Since there are more than 4 features in the data, it is difficult to completely represent in a 2-dimensional format. Thus I will use t-Distributed Stochastic Neighbour Embedding (t-SNE).

In [21]:
# tsne_10 = TSNE(perplexity=10, random_state=42)
# tsne_10_features = pd.DataFrame(tsne_10.fit_transform(transformed_features_df))
# # tsne_10_features

# tsne_30 = TSNE(perplexity=30, random_state=42)
# tsne_30_features = pd.DataFrame(tsne_30.fit_transform(transformed_features_df))
# # tsne_30_features

# tsne_50 = TSNE(perplexity=5, random_state=42)
# tsne_50_features = pd.DataFrame(tsne_50.fit_transform(transformed_features_df))
# # tsne_50_features

class plot_tsne:
    def __init__(self, data, perplexities, **kwargs):
        tsnes = []
        self.perplexities = perplexities
        for perp in perplexities:
            tsnes.append(pd.DataFrame(TSNE(perplexity=perp, **kwargs).fit_transform(data)))
        self.tsnes = tsnes
    def plot(self, labels, title="", centroids=True,**kwargs):
#         print(labels)
        fig, axes = plt.subplots(**kwargs)
        axes = axes.flatten()
        for i, tsne in enumerate(self.tsnes):
            if labels == []:
                sns.scatterplot(x=tsne.iloc[:, 0], y=tsne.iloc[:, 1], ax=axes[i], palette="tab20")
            else:
                sns.scatterplot(x=tsne.iloc[:, 0], y=tsne.iloc[:, 1], hue=labels, ax=axes[i], palette="tab20")
                if centroids:
                    centroid_clf = NearestCentroid()
                    centroid_clf.fit(np.array(tsne), labels)
                    centroid_pts = centroid_clf.centroids_
#                     print(centroid_clf.centroids_)
                    axes[i].scatter(
                            centroid_pts[:, 0],
                            centroid_pts[:, 1],
                            marker="o",
                            c="white",
                            alpha=0.5,
                            s=200,
                            edgecolor="k",
                        )
                    for k, c in enumerate(centroid_pts):
                        axes[i].scatter(
                            c[0],
                            c[1],
                            marker="$%d$" % k,
                            alpha=1,
                            s=50,
                            edgecolor="k",
                        )
                axes[i].get_legend().remove()
            axes[i].set_title(f"t-SNE (Perplexity: {self.perplexities[i]})")
        if title != "":
            fig.suptitle(title, fontsize=16)
        plt.show()

# def show_3_tsne(labels):
#     fig, ax = plt.subplots(ncols=3, nrows=1, figsize=(15, 5))
#     sns.scatterplot(x=tsne_10_features.iloc[:, 0], y=tsne_10_features.iloc[:, 1], hue=labels, ax=ax[0])
#     sns.scatterplot(x=tsne_30_features.iloc[:, 0], y=tsne_30_features.iloc[:, 1], hue=labels, ax=ax[1])
#     sns.scatterplot(x=tsne_50_features.iloc[:, 0], y=tsne_50_features.iloc[:, 1], hue=labels, ax=ax[2])
#     plt.show()

Data needs to be standard scaled for t-SNE

In [114]:
eda_tsneplot = plot_tsne(transformed_features_df, [2, 5, 10, round(np.sqrt(200)), 20, 30, 40, 50], n_iter=5000)
eda_tsneplot.plot([], centroids=False, ncols=4, nrows=2, figsize=(24, 15))

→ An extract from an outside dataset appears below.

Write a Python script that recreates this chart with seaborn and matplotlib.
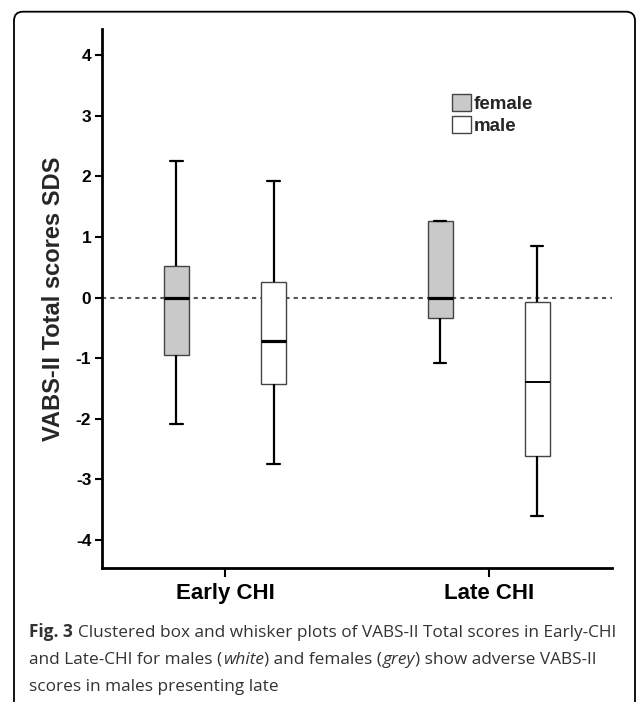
import numpy as np
import pandas as pd
import matplotlib
matplotlib.use("Agg")
import matplotlib.pyplot as plt
import seaborn as sns
from matplotlib.patches import FancyBboxPatch
from matplotlib.transforms import IdentityTransform

# five-number summaries (min, Q1, median, Q3, max)
groups = ["Early CHI", "Late CHI"]
sexes = ["female", "male"]
early_female = [-2.08, -0.94, 0.00, 0.52, 2.26]
early_male = [-2.75, -1.42, -0.72, 0.26, 1.93]
late_female = [-1.08, -0.33, 0.00, 1.26, 1.26]
late_male = [-3.61, -2.61, -1.40, -0.08, 0.86]
y_ticks = [-4, -3, -2, -1, 0, 1, 2, 3, 4]

rows = []
for grp, sex, vals in [(groups[0], sexes[0], early_female), (groups[0], sexes[1], early_male),
                       (groups[1], sexes[0], late_female), (groups[1], sexes[1], late_male)]:
    for v in vals:
        rows.append({"group": grp, "sex": sex, "score": v})
df = pd.DataFrame(rows)

sns.set_theme(style="ticks")
plt.rcParams['font.family'] = ['Liberation Sans', 'DejaVu Sans']

W, H = 636, 702
fig = plt.figure(figsize=(W / 100, H / 100), dpi=100)
ax = fig.add_axes([101.7 / W, 1 - 567.5 / H, 510 / W, 538.2 / H])

ax.axhline(0, color='#555555', lw=1.5, ls=(0, (2, 2)), zorder=0)

sns.boxplot(data=df, x="group", y="score", hue="sex", hue_order=sexes, order=groups,
            palette={"female": "#c9c9c9", "male": "white"}, width=0.736, gap=0.742,
            whis=(0, 100), linecolor="#444444", linewidth=1.0,
            whiskerprops=dict(color="black", linewidth=1.6),
            capprops=dict(color="black", linewidth=1.6),
            medianprops=dict(color="black", linewidth=2.3),
            ax=ax)

# the late-male median is drawn thinner in the original
for ln in ax.lines:
    yd = np.asarray(ln.get_ydata(), dtype=float)
    if len(yd) == 2 and np.allclose(yd, late_male[2]):
        ln.set_linewidth(1.4)

ax.set_xlim(-0.4676, 1.4664)
ax.set_ylim(-4.455, 4.43)
ax.set_yticks(y_ticks)
ax.set_yticklabels([str(t) for t in y_ticks], fontsize=12.5, fontweight='bold')
ax.set_xticklabels(groups, fontsize=16, fontweight='bold')
ax.set_xlabel("")
ax.set_ylabel("VABS-II Total scores SDS", fontsize=17, fontweight='bold', labelpad=8)
sns.despine(ax=ax)
for s in ["left", "bottom"]:
    ax.spines[s].set_linewidth(2.0)
    ax.spines[s].set_color("black")
ax.tick_params(axis='y', length=5, width=1.5, pad=2.5, colors='black')
ax.tick_params(axis='x', length=6.5, width=1.5, pad=5, colors='black')

sns.move_legend(ax, "upper left", bbox_to_anchor=(0.687, 0.88), frameon=False, title=None,
                prop=dict(weight='bold', size=13.5), handlelength=1.0, handleheight=1.05,
                handletextpad=0.15, labelspacing=0.15, borderpad=0, borderaxespad=0)

# rounded panel frame
frame = FancyBboxPatch((14, -30), 621, H - 11.7 + 30, boxstyle="round,pad=0,rounding_size=9",
                       transform=IdentityTransform(), fill=False, edgecolor="black", lw=1.3)
fig.add_artist(frame)

# caption with mixed styles
cap_font = ['Open Sans', 'DejaVu Sans']
lines = [
    (637, [("Fig. 3", "bold", "normal"),
           ("Clustered box and whisker plots of VABS-II Total scores in Early-CHI", "normal", "normal")]),
    (664, [("and Late-CHI for males (", "normal", "normal"), ("white", "normal", "italic"),
           (") and females (", "normal", "normal"), ("grey", "normal", "italic"),
           (") show adverse VABS-II", "normal", "normal")]),
    (691, [("scores in males presenting late", "normal", "normal")]),
]
renderer = fig.canvas.get_renderer()
for ybase, pieces in lines:
    x = 29
    prev = None
    for txt, weight, style in pieces:
        if prev is not None and (txt[0] not in ")" and not prev.endswith("(")):
            x += 4.5
        t = fig.text(x / W, 1 - ybase / H, txt, fontsize=12.4, family=cap_font, fontweight=weight,
                     fontstyle=style, color="#333333", va='baseline', ha='left')
        bb = t.get_window_extent(renderer)
        x = bb.x1 + 0.5
        prev = txt

fig.savefig("out.png", dpi=100)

The perplexity hyperparameter helps to control how many nearest neighbors each point considers. Relationships between neighbouring points (points within a given radius determined by perplexity) are emphasized. It is useful to consider the t-SNE plot at different perplexity values since there is a tradeoff between preserving local and global structures. In this case I will consider perplexities of 20 and 30.

In [31]:
tsneplot = plot_tsne(transformed_features_df, [20, 30], n_iter=5000)

Metrics¶

  1. Silhouette Score:

    The Silhouette Score measures how similar an object is to its own cluster (cohesion) compared to other clusters (separation). For a sample $i$, the Silhouette Score is calculated as:

    $ \text{Silhouette}(i) = \frac{b(i) - a(i)}{\max\{a(i), b(i)\}} $

    Where:

    • $a(i)$ is the average distance from the sample $i$ to the other data points in the same cluster.
    • $b(i)$ is the smallest average distance from the sample $i$ to data points in a different cluster, minimized over clusters.
  1. Calinski-Harabasz Index (Variance Ratio Criterion):

    The Calinski-Harabasz Index measures the ratio of between-cluster variance to within-cluster variance. For a given clustering with $K$ clusters, it is calculated as:

    $ \text{CHI} = \frac{\text{Trace}(B_K)}{\text{Trace}(W_K)} \times \frac{N - K}{K - 1} $

    Where:

    • $\text{Trace}(B_K)$ is the trace of the between-cluster scatter matrix. (trace is the sum of elements on the main diagonal)
    • $\text{Trace}(W_K)$ is the trace of the within-cluster scatter matrix.
    • $N$ is the total number of data points.
    • $K$ is the number of clusters.
  1. Davies-Bouldin Index:

    The Davies-Bouldin Index measures the average similarity between each cluster and its most similar cluster. For a given clustering with $K$ clusters, it is calculated as:

    $ \text{DBI} = \frac{1}{K} \sum_{i=1}^{K} \max_{j \neq i} \left( \frac{S_i + S_j}{d(c_i, c_j)} \right) $

    Where:

    • $S_i$ is a measure of the scatter of points within cluster $i$.
    • $d(c_i, c_j)$ is the distance between the centroids of clusters $i$ and $j$.
In [32]:
scores = {
    "wcss": {}, 
    "silhouette": {},
    "calinski_harabasz": {},
    "davies_bouldin": {}
}

n_clusters = 16

def init_scoring(name):
    scores["wcss"][name] = {}
    scores["silhouette"][name] = {}
    scores["calinski_harabasz"][name] = {}
    scores["davies_bouldin"][name] = {}

def set_scores(name, key, X, labels):
    scores["silhouette"][name][key] = silhouette_score(X, labels, metric='euclidean')
    scores["calinski_harabasz"][name][key] = calinski_harabasz_score(X, labels)
    scores["davies_bouldin"][name][key] = davies_bouldin_score(X, labels)

def normalise(x):
    return (x-np.min(x))/(np.max(x)-np.min(x))
    
def eval_plots(name, plot_elbow=True, **kwargs):
    fig, axes = plt.subplots(nrows=1, ncols=(2 if plot_elbow else 1), **kwargs)
    
    # Elbow & Silhouette Plot Visualization
    
    if plot_elbow:
        axes[0].plot(list(scores["wcss"][name].keys()), list(scores["wcss"][name].values()), 'bx-')
        axes[0].set_title('Elbow Plot\n', fontsize = 15)
        axes[0].set_xticks(list(scores["wcss"][name].keys()), labels=[str(x) for x in scores["wcss"][name].keys()])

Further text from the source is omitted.